Adobe walls, solid pours, no surprises
Downtown / Plaza · Santa Fe · Contemporary American with Southwestern and regional New Mexican influences · Visit Website ↗
Reviewed June 12, 2026
Wingman Metrics
Walking into the Rosewood Inn of the Anasazi, the wine list feels exactly like the room — polished, warm, and a little predictable. It's the kind of list a hotel restaurant puts together to make sure no guest ever complains, which means it skews safe and charges accordingly. There's real effort here, but the pricing reminds you that you're in a boutique luxury hotel on the Santa Fe Plaza.
The list runs 150-250 bottles deep, leaning heavily on California with a welcome nod to Pacific Northwest and a handful of local New Mexico producers — that regional inclusion is a genuine bright spot and not something every hotel restaurant bothers with. You'll find the reliable California canon: Jordan Cabernet, Stag's Leap Chardonnay, Mer Soleil — solid names that guests recognize, which is partly the point. What's missing is any serious Old World depth or adventurous picks that might surprise a wine-curious diner. It's a list built for comfort, not discovery.
The by-the-glass program runs 12-20 options, which is a respectable range for a restaurant of this size. Expect the same California-forward lineup in miniature — think familiar varietals at prices that reflect the address more than the juice in the glass. Rotation appears minimal; this is a set-it-and-forget-it glass program rather than one that gets refreshed with anything seasonal or exciting.
Mer Soleil Chardonnay (Santa Lucia Highlands) — Unknown
Mer Soleil consistently overdelivers for its tier — it's a textured, well-made Chardonnay from a cooler-climate appellation that feels more considered than the typical Napa butter bomb. On a list that trends toward the expected, this is the pick that actually rewards you.
New Mexico regional selections
Most diners are going to reach for the Jordan or the Stag's Leap without a second thought, but the local New Mexico bottles on this list are the quiet story worth reading. Santa Fe sits at 7,000 feet — the high-altitude growing conditions in this state produce wines that are genuinely unlike anything from California, and this is one of the few hotel restaurants in town that gives them any real shelf space.
Jordan Cabernet Sauvignon (Alexander Valley)
Jordan is a perfectly good Cab — nobody's arguing that. But it's also one of the most marked-up bottles on every hotel restaurant list in America, and you will absolutely pay a premium for the name recognition here. You can find this wine at retail for a fraction of what it'll cost you at this address. Order something you can't easily buy at a wine shop.

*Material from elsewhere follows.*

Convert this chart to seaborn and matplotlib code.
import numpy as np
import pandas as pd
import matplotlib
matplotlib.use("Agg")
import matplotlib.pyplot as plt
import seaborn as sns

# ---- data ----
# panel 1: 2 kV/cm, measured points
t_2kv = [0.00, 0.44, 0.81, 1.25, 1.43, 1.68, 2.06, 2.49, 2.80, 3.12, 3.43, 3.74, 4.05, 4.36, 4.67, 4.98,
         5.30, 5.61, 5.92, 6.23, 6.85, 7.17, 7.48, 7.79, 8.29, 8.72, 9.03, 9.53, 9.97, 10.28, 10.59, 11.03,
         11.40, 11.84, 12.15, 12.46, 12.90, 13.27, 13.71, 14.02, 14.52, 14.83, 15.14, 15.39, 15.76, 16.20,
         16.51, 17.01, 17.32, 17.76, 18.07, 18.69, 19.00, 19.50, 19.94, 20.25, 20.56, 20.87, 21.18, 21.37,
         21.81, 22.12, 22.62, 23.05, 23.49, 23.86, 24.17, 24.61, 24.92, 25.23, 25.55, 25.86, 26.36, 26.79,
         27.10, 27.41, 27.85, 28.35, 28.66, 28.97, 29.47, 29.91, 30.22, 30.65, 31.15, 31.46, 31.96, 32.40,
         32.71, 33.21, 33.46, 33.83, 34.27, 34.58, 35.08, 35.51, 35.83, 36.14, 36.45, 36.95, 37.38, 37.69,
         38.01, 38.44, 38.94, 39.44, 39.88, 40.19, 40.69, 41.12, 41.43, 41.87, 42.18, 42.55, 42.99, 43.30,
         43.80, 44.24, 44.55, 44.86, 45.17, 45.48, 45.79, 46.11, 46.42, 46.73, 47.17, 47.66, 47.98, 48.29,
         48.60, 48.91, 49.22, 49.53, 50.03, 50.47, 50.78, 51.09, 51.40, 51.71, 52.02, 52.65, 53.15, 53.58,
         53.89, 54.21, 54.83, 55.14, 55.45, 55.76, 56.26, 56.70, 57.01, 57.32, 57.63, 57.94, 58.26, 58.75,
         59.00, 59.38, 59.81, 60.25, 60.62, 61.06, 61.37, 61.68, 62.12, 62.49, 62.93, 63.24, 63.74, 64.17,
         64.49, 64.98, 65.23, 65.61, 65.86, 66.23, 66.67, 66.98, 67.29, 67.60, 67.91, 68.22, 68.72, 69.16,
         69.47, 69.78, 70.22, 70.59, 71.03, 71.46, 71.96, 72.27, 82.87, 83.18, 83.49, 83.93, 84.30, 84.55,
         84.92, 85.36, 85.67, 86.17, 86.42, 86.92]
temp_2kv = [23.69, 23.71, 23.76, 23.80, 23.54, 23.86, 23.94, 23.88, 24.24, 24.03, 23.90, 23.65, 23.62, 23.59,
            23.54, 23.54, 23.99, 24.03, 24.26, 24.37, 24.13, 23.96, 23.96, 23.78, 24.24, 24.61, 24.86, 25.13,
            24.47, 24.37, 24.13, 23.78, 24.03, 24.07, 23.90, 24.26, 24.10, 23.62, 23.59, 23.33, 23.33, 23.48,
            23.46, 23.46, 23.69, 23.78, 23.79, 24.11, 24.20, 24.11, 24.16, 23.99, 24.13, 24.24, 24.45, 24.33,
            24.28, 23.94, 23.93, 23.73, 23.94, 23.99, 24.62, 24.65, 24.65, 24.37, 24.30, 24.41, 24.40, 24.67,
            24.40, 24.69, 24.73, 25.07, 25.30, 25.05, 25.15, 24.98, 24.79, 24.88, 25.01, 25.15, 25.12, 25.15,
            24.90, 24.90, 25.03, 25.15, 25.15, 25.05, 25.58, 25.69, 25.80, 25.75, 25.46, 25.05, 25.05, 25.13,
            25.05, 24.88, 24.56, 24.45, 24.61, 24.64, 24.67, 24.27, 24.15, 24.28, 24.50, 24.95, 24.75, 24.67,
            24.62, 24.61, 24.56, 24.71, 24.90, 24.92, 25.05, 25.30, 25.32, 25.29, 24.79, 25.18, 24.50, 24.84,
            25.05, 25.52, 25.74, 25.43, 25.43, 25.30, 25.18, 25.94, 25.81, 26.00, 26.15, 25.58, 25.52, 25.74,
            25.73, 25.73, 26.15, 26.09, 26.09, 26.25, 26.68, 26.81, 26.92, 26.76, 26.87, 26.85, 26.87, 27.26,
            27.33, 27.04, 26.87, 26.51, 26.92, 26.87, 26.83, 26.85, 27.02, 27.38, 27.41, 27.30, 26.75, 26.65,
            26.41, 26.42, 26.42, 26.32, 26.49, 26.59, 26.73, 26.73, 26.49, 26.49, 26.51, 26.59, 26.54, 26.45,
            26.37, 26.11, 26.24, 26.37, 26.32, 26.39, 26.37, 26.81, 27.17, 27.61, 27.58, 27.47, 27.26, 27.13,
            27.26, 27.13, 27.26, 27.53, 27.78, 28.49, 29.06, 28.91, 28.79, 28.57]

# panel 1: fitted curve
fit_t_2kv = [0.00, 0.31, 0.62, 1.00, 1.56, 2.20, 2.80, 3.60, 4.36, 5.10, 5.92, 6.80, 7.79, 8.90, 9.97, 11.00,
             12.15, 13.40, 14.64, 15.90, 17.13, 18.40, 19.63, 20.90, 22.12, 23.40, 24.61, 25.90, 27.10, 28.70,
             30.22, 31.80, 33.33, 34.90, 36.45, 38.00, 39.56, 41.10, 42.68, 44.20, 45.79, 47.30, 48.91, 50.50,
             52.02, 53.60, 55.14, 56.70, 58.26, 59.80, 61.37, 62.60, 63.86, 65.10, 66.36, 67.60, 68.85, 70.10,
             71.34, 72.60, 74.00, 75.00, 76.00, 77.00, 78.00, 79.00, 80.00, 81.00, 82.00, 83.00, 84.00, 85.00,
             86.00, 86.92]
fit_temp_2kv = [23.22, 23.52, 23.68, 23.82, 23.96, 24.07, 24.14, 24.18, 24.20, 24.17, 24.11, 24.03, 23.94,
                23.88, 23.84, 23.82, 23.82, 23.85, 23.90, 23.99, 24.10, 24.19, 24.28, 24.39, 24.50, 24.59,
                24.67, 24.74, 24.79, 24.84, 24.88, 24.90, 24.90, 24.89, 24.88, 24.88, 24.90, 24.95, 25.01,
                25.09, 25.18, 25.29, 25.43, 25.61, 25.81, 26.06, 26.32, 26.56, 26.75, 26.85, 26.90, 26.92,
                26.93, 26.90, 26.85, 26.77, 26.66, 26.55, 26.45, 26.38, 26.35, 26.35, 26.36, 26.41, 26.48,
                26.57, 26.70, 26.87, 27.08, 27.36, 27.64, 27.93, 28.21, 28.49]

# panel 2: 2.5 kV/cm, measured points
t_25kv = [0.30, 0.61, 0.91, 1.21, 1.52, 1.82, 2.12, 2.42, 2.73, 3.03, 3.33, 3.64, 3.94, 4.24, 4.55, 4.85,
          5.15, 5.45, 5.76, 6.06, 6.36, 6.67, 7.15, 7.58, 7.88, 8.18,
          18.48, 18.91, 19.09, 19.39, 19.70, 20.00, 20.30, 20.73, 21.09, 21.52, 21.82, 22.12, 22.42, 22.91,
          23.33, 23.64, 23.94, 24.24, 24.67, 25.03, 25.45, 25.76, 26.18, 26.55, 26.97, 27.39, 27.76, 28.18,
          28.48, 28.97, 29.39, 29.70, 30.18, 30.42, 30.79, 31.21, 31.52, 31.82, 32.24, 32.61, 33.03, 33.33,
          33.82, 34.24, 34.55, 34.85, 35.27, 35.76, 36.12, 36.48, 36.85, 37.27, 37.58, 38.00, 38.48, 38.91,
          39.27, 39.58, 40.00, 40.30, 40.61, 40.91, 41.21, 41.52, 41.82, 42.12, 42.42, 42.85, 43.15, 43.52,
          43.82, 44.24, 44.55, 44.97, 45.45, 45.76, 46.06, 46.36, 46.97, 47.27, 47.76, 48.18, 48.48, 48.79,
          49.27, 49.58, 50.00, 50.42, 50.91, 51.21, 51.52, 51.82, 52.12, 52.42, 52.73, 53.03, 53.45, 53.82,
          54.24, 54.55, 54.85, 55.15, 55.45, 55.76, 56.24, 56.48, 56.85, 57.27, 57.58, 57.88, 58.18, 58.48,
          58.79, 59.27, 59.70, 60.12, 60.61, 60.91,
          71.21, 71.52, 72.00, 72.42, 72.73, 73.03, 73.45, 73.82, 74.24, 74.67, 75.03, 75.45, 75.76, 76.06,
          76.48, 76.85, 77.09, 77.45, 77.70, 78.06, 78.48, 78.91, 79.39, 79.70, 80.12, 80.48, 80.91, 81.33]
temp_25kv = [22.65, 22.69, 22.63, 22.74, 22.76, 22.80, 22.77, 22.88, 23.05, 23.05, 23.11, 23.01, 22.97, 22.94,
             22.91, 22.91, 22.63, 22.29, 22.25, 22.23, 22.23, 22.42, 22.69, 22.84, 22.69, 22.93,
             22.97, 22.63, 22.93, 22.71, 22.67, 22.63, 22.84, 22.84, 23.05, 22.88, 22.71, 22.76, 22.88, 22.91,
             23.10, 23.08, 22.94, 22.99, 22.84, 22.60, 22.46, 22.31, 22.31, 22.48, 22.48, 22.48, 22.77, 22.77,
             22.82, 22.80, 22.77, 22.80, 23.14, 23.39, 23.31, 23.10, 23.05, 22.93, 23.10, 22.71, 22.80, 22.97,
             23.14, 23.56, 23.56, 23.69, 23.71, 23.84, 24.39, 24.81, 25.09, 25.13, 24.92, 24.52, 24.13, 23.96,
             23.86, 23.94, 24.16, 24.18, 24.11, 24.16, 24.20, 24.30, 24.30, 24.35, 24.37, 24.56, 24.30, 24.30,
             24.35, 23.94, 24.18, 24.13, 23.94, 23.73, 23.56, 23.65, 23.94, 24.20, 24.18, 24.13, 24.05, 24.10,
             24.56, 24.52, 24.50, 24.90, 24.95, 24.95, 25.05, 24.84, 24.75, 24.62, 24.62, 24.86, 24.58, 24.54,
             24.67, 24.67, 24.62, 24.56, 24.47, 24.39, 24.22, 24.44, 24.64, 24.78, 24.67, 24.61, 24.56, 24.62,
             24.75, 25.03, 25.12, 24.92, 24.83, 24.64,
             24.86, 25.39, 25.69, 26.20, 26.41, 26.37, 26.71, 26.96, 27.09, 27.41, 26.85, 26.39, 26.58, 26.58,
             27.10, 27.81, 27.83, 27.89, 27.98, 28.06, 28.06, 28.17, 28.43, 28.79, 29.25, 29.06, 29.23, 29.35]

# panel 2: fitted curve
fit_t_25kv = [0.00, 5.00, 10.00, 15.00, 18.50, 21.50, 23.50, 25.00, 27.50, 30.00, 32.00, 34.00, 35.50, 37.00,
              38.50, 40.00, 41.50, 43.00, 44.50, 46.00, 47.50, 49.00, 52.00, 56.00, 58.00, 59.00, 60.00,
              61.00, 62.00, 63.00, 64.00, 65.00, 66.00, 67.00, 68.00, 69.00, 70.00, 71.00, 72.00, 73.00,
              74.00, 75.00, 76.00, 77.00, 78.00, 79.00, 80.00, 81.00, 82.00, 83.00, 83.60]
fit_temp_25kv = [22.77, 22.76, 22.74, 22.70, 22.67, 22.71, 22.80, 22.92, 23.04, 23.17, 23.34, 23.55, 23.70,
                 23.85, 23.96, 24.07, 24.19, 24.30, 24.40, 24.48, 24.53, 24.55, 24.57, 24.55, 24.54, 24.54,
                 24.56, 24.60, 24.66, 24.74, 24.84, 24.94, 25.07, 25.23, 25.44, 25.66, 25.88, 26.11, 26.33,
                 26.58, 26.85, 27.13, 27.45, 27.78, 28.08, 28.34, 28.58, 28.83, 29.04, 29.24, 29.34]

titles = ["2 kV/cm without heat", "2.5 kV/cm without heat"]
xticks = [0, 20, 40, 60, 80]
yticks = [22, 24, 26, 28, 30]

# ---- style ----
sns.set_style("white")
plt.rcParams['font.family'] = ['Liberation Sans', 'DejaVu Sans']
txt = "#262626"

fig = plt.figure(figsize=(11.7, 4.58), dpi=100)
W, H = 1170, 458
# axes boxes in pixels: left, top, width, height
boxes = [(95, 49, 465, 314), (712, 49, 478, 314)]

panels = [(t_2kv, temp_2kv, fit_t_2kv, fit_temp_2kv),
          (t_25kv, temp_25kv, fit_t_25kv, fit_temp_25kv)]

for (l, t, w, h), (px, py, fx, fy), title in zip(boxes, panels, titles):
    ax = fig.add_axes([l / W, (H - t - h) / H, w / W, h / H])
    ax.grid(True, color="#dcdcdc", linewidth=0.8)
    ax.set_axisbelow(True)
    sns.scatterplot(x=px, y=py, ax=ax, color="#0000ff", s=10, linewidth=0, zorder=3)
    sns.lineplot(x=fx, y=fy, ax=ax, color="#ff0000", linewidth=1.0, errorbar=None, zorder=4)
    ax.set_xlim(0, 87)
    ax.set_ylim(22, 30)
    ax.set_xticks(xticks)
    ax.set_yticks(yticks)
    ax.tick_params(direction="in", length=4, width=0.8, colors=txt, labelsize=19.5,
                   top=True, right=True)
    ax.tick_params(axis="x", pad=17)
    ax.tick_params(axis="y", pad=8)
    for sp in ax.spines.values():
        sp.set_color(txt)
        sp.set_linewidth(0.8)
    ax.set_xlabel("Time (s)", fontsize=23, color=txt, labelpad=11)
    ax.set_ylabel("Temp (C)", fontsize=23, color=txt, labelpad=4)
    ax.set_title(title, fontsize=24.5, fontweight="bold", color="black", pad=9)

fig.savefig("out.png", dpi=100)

Mer Soleil Chardonnay (Santa Lucia Highlands) + Santa Fe omelet with wild mushrooms and peppers
The earthy weight of wild mushrooms and the mild heat from Southwestern peppers want something with enough body to hold its own but enough acidity to cut through the eggs. Mer Soleil's cooler-climate structure does exactly that — it's not a flabby, oaky mess, so it complements rather than competes.
✔️ The Bottom Line
Anasazi Restaurant is a dependable wine stop in a beautiful room — it won't blow your mind or empty your wallet on something truly special, but it won't embarrass itself either. If you're staying at the Rosewood or want a reliably pleasant glass with your Southwestern dinner, you're in fine hands; just don't expect the list to take any risks on your behalf.